TASK |
Output every line of the material exactly, omitting images.

RECORDED DATA |
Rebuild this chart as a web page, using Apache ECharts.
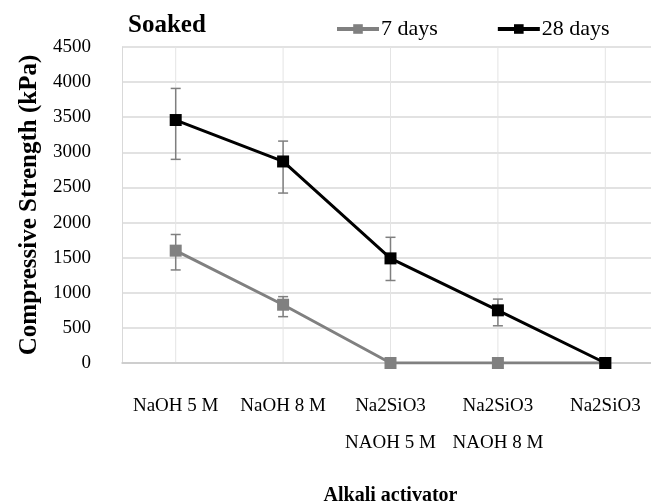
<!DOCTYPE html>
<html>
<head>
<meta charset="utf-8">
<script src="https://cdn.jsdelivr.net/npm/echarts@6/dist/echarts.min.js"></script>
<style>
  html, body { margin: 0; padding: 0; background: #fff; }
  #chart { width: 651px; height: 502px; }
</style>
</head>
<body>
<div id="chart"></div>
<script>
// Alkali activator categories (second line = NaOH molarity of the blend)
const categories = ['NaOH 5 M', 'NaOH 8 M', 'Na2SiO3\nNAOH 5 M', 'Na2SiO3\nNAOH 8 M', 'Na2SiO3'];

// Compressive strength (kPa), soaked specimens
const days7 = [1600, 830, 0, 0, 0];
const days28 = [3460, 2870, 1490, 750, 0];

// Error bar extents (low, high) per category; null = no bar
const days7Low = [1325, 660, null, null, null];
const days7High = [1830, 945, null, null, null];
const days28Low = [2900, 2420, 1175, 530, null];
const days28High = [3910, 3160, 1790, 910, null];

// Y axis ticks
const yMin = 0, yMax = 4500, yStep = 500;

const FONT = 'Liberation Serif';
const GRID_COLOR = '#d9d9d9';
const ERR_COLOR = '#7f7f7f';

function errData(low, high) {
  const out = [];
  low.forEach((lo, i) => { if (lo !== null) out.push([i, lo, high[i]]); });
  return out;
}

function renderErr(params, api) {
  const x = api.value(0);
  const lo = api.coord([x, api.value(1)]);
  const hi = api.coord([x, api.value(2)]);
  const cap = 5;
  const style = { stroke: ERR_COLOR, lineWidth: 1.5 };
  return {
    type: 'group',
    children: [
      { type: 'line', shape: { x1: lo[0], y1: lo[1], x2: hi[0], y2: hi[1] }, style },
      { type: 'line', shape: { x1: lo[0] - cap, y1: lo[1], x2: lo[0] + cap, y2: lo[1] }, style },
      { type: 'line', shape: { x1: hi[0] - cap, y1: hi[1], x2: hi[0] + cap, y2: hi[1] }, style }
    ]
  };
}

// vertical gridlines through each category centre
function renderVGrid(params, api) {
  const x = api.value(0);
  const top = api.coord([x, yMax]);
  const bot = api.coord([x, yMin]);
  return {
    type: 'line',
    shape: { x1: top[0], y1: top[1], x2: bot[0], y2: bot[1] },
    style: { stroke: '#e4e4e4', lineWidth: 1 }
  };
}

const chart = echarts.init(document.getElementById('chart'), null, { renderer: 'canvas' });

chart.setOption({
  animation: false,
  backgroundColor: '#fff',
  title: {
    text: 'Soaked',
    left: 128,
    top: 13,
    padding: 0,
    textStyle: { fontFamily: FONT, fontWeight: 'bold', fontSize: 25, color: '#000' }
  },
  legend: {
    left: 335,
    top: 18,
    padding: 0,
    itemWidth: 42,
    itemHeight: 12,
    itemGap: 58,
    data: ['7 days', '28 days'],
    lineStyle: { width: 4 },
    textStyle: { fontFamily: FONT, fontSize: 22, color: '#000', padding: [0, 0, 0, -3] }
  },
  grid: { left: 122, top: 47, width: 537, height: 316, outerBoundsMode: 'none', containLabel: false },
  xAxis: {
    type: 'category',
    data: categories,
    boundaryGap: true,
    name: 'Alkali activator',
    nameLocation: 'middle',
    nameGap: 123,
    nameTextStyle: { fontFamily: FONT, fontWeight: 'bold', fontSize: 20, color: '#000' },
    axisLine: { show: true, lineStyle: { color: '#c8c8c8', width: 1.5 } },
    axisTick: { show: false },
    splitLine: { show: false },
    axisLabel: {
      interval: 0,
      margin: 25,
      fontFamily: FONT,
      fontSize: 19,
      lineHeight: 37,
      color: '#000'
    }
  },
  yAxis: {
    type: 'value',
    min: yMin,
    max: yMax,
    interval: yStep,
    name: 'Compressive Strength (kPa)',
    nameLocation: 'middle',
    nameRotate: 90,
    nameGap: 79,
    nameTextStyle: { fontFamily: FONT, fontWeight: 'bold', fontSize: 25, color: '#000' },
    axisLine: { show: true, lineStyle: { color: GRID_COLOR } },
    axisTick: { show: false },
    splitLine: { show: true, lineStyle: { color: GRID_COLOR, width: 1.5 } },
    axisLabel: {
      margin: 31,
      fontFamily: FONT,
      fontSize: 19,
      color: '#000',
      formatter: v => String(v)
    }
  },
  series: [
    {
      name: 'vgrid',
      type: 'custom',
      renderItem: renderVGrid,
      data: categories.map((c, i) => [i]),
      silent: true,
      z: 0
    },
    {
      name: '7 days err',
      type: 'custom',
      renderItem: renderErr,
      data: errData(days7Low, days7High),
      silent: true,
      z: 1
    },
    {
      name: '28 days err',
      type: 'custom',
      renderItem: renderErr,
      data: errData(days28Low, days28High),
      silent: true,
      z: 1
    },
    {
      name: '7 days',
      type: 'line',
      data: days7,
      symbol: 'rect',
      symbolSize: 12,
      color: '#808080',
      lineStyle: { color: '#808080', width: 3 },
      itemStyle: { color: '#808080' },
      z: 3
    },
    {
      name: '28 days',
      type: 'line',
      data: days28,
      symbol: 'rect',
      symbolSize: 12,
      color: '#000',
      lineStyle: { color: '#000', width: 3 },
      itemStyle: { color: '#000' },
      z: 4
    }
  ]
});
</script>
</body>
</html>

SOLUTION FOR THIS PROBLEM |
Rebuild this chart as a web page, using Apache ECharts.
<!DOCTYPE html>
<html>
<head>
<meta charset="utf-8">
<script src="https://cdn.jsdelivr.net/npm/echarts@6/dist/echarts.min.js"></script>
<style>
  html, body { margin: 0; padding: 0; background: #fff; }
  #chart { width: 651px; height: 502px; }
</style>
</head>
<body>
<div id="chart"></div>
<script>
// Alkali activator categories (second line = NaOH molarity of the blend)
const categories = ['NaOH 5 M', 'NaOH 8 M', 'Na2SiO3\nNAOH 5 M', 'Na2SiO3\nNAOH 8 M', 'Na2SiO3'];

// Compressive strength (kPa), soaked specimens
const days7 = [1600, 830, 0, 0, 0];
const days28 = [3460, 2870, 1490, 750, 0];

// Error bar extents (low, high) per category; null = no bar
const days7Low = [1325, 660, null, null, null];
const days7High = [1830, 945, null, null, null];
const days28Low = [2900, 2420, 1175, 530, null];
const days28High = [3910, 3160, 1790, 910, null];

// Y axis ticks
const yMin = 0, yMax = 4500, yStep = 500;

const FONT = 'Liberation Serif';
const GRID_COLOR = '#d9d9d9';
const ERR_COLOR = '#7f7f7f';

function errData(low, high) {
  const out = [];
  low.forEach((lo, i) => { if (lo !== null) out.push([i, lo, high[i]]); });
  return out;
}

function renderErr(params, api) {
  const x = api.value(0);
  const lo = api.coord([x, api.value(1)]);
  const hi = api.coord([x, api.value(2)]);
  const cap = 5;
  const style = { stroke: ERR_COLOR, lineWidth: 1.5 };
  return {
    type: 'group',
    children: [
      { type: 'line', shape: { x1: lo[0], y1: lo[1], x2: hi[0], y2: hi[1] }, style },
      { type: 'line', shape: { x1: lo[0] - cap, y1: lo[1], x2: lo[0] + cap, y2: lo[1] }, style },
      { type: 'line', shape: { x1: hi[0] - cap, y1: hi[1], x2: hi[0] + cap, y2: hi[1] }, style }
    ]
  };
}

// vertical gridlines through each category centre
function renderVGrid(params, api) {
  const x = api.value(0);
  const top = api.coord([x, yMax]);
  const bot = api.coord([x, yMin]);
  return {
    type: 'line',
    shape: { x1: top[0], y1: top[1], x2: bot[0], y2: bot[1] },
    style: { stroke: '#e4e4e4', lineWidth: 1 }
  };
}

const chart = echarts.init(document.getElementById('chart'), null, { renderer: 'canvas' });

chart.setOption({
  animation: false,
  backgroundColor: '#fff',
  title: {
    text: 'Soaked',
    left: 128,
    top: 13,
    padding: 0,
    textStyle: { fontFamily: FONT, fontWeight: 'bold', fontSize: 25, color: '#000' }
  },
  legend: {
    left: 335,
    top: 18,
    padding: 0,
    itemWidth: 42,
    itemHeight: 12,
    itemGap: 58,
    data: ['7 days', '28 days'],
    lineStyle: { width: 4 },
    textStyle: { fontFamily: FONT, fontSize: 22, color: '#000', padding: [0, 0, 0, -3] }
  },
  grid: { left: 122, top: 47, width: 537, height: 316, outerBoundsMode: 'none', containLabel: false },
  xAxis: {
    type: 'category',
    data: categories,
    boundaryGap: true,
    name: 'Alkali activator',
    nameLocation: 'middle',
    nameGap: 123,
    nameTextStyle: { fontFamily: FONT, fontWeight: 'bold', fontSize: 20, color: '#000' },
    axisLine: { show: true, lineStyle: { color: '#c8c8c8', width: 1.5 } },
    axisTick: { show: false },
    splitLine: { show: false },
    axisLabel: {
      interval: 0,
      margin: 25,
      fontFamily: FONT,
      fontSize: 19,
      lineHeight: 37,
      color: '#000'
    }
  },
  yAxis: {
    type: 'value',
    min: yMin,
    max: yMax,
    interval: yStep,
    name: 'Compressive Strength (kPa)',
    nameLocation: 'middle',
    nameRotate: 90,
    nameGap: 79,
    nameTextStyle: { fontFamily: FONT, fontWeight: 'bold', fontSize: 25, color: '#000' },
    axisLine: { show: true, lineStyle: { color: GRID_COLOR } },
    axisTick: { show: false },
    splitLine: { show: true, lineStyle: { color: GRID_COLOR, width: 1.5 } },
    axisLabel: {
      margin: 31,
      fontFamily: FONT,
      fontSize: 19,
      color: '#000',
      formatter: v => String(v)
    }
  },
  series: [
    {
      name: 'vgrid',
      type: 'custom',
      renderItem: renderVGrid,
      data: categories.map((c, i) => [i]),
      silent: true,
      z: 0
    },
    {
      name: '7 days err',
      type: 'custom',
      renderItem: renderErr,
      data: errData(days7Low, days7High),
      silent: true,
      z: 1
    },
    {
      name: '28 days err',
      type: 'custom',
      renderItem: renderErr,
      data: errData(days28Low, days28High),
      silent: true,
      z: 1
    },
    {
      name: '7 days',
      type: 'line',
      data: days7,
      symbol: 'rect',
      symbolSize: 12,
      color: '#808080',
      lineStyle: { color: '#808080', width: 3 },
      itemStyle: { color: '#808080' },
      z: 3
    },
    {
      name: '28 days',
      type: 'line',
      data: days28,
      symbol: 'rect',
      symbolSize: 12,
      color: '#000',
      lineStyle: { color: '#000', width: 3 },
      itemStyle: { color: '#000' },
      z: 4
    }
  ]
});
</script>
</body>
</html>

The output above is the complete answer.